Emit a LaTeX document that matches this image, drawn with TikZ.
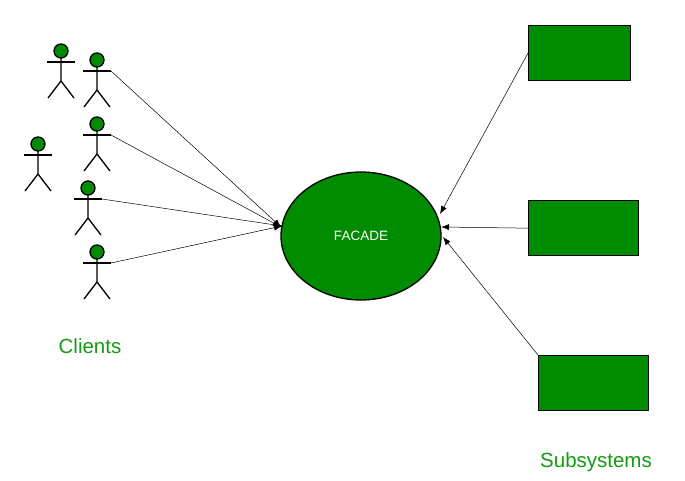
\documentclass[tikz,border=0pt]{standalone}
\usepackage{fontspec}
\setmainfont{Liberation Sans}
\usetikzlibrary{shapes.geometric,arrows.meta}
\definecolor{fg}{HTML}{008C00}
\definecolor{tg}{HTML}{129C12}
\begin{document}
\begin{tikzpicture}[x=1pt,y=-1pt,
  stick/.style={line width=1.3pt},
  arr/.style={-{Latex[length=8pt,width=6pt]},line width=0.5pt},
  box/.style={draw,line width=1.3pt,fill=fg,minimum width=#1,minimum height=55pt,inner sep=0pt,anchor=north west},
  lbl/.style={text=tg,font=\fontsize{20.5}{24}\selectfont}]
\useasboundingbox (0,0) rectangle (685,480);
\newcommand\actor[3]{%
  \draw[stick] (#1-14,#2+11) -- (#1+14,#2+11) coordinate (#3);
  \draw[stick] (#1,#2+7) -- (#1,#2+30) (#1-13,#2+47) -- (#1,#2+30) -- (#1+13,#2+47);
  \draw[stick,fill=fg] (#1,#2) circle (7);}
\actor{61}{51}{a1}
\actor{97}{60}{a2}
\actor{38}{144}{a3}
\actor{97}{124}{a4}
\actor{88}{188}{a5}
\actor{97}{252}{a6}
\node[ellipse,draw,line width=1.3pt,fill=fg,minimum width=160pt,minimum height=128pt,inner sep=0pt,text=white,font=\fontsize{13.5}{16}\selectfont] (f) at (361,236) {FACADE};
\node[box=102pt] (s1) at (528,25) {};
\node[box=110pt] (s2) at (528,200) {};
\node[box=110pt] (s3) at (538,355) {};
\coordinate (t1) at (281,227);
\coordinate (t2) at (282,226);
\coordinate (t3) at (440,214);
\coordinate (t4) at (441,227);
\coordinate (t5) at (443,237);
\draw[arr] (a2) -- (t1);
\draw[arr] (a4) -- (t1);
\draw[arr] (a5) -- (t2);
\draw[arr] (a6) -- (t2);
\draw[arr] (s1.west) -- (t3);
\draw[arr] (s2.west) -- (t4);
\draw[arr] (s3.north west) -- (t5);
\node[lbl] (cl) at (90,346) {Clients};
\node[lbl] (sub) at (596,462) {Subsystems};
\end{tikzpicture}
\end{document}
------------------------------
Directions ▸ Quote the data above in full and without alteration; skip the pictures.

Result ▸
Emit a LaTeX document that matches this image, drawn with TikZ.
\documentclass[tikz,border=0pt]{standalone}
\usepackage{fontspec}
\setmainfont{Liberation Sans}
\usetikzlibrary{shapes.geometric,arrows.meta}
\definecolor{fg}{HTML}{008C00}
\definecolor{tg}{HTML}{129C12}
\begin{document}
\begin{tikzpicture}[x=1pt,y=-1pt,
  stick/.style={line width=1.3pt},
  arr/.style={-{Latex[length=8pt,width=6pt]},line width=0.5pt},
  box/.style={draw,line width=1.3pt,fill=fg,minimum width=#1,minimum height=55pt,inner sep=0pt,anchor=north west},
  lbl/.style={text=tg,font=\fontsize{20.5}{24}\selectfont}]
\useasboundingbox (0,0) rectangle (685,480);
\newcommand\actor[3]{%
  \draw[stick] (#1-14,#2+11) -- (#1+14,#2+11) coordinate (#3);
  \draw[stick] (#1,#2+7) -- (#1,#2+30) (#1-13,#2+47) -- (#1,#2+30) -- (#1+13,#2+47);
  \draw[stick,fill=fg] (#1,#2) circle (7);}
\actor{61}{51}{a1}
\actor{97}{60}{a2}
\actor{38}{144}{a3}
\actor{97}{124}{a4}
\actor{88}{188}{a5}
\actor{97}{252}{a6}
\node[ellipse,draw,line width=1.3pt,fill=fg,minimum width=160pt,minimum height=128pt,inner sep=0pt,text=white,font=\fontsize{13.5}{16}\selectfont] (f) at (361,236) {FACADE};
\node[box=102pt] (s1) at (528,25) {};
\node[box=110pt] (s2) at (528,200) {};
\node[box=110pt] (s3) at (538,355) {};
\coordinate (t1) at (281,227);
\coordinate (t2) at (282,226);
\coordinate (t3) at (440,214);
\coordinate (t4) at (441,227);
\coordinate (t5) at (443,237);
\draw[arr] (a2) -- (t1);
\draw[arr] (a4) -- (t1);
\draw[arr] (a5) -- (t2);
\draw[arr] (a6) -- (t2);
\draw[arr] (s1.west) -- (t3);
\draw[arr] (s2.west) -- (t4);
\draw[arr] (s3.north west) -- (t5);
\node[lbl] (cl) at (90,346) {Clients};
\node[lbl] (sub) at (596,462) {Subsystems};
\end{tikzpicture}
\end{document}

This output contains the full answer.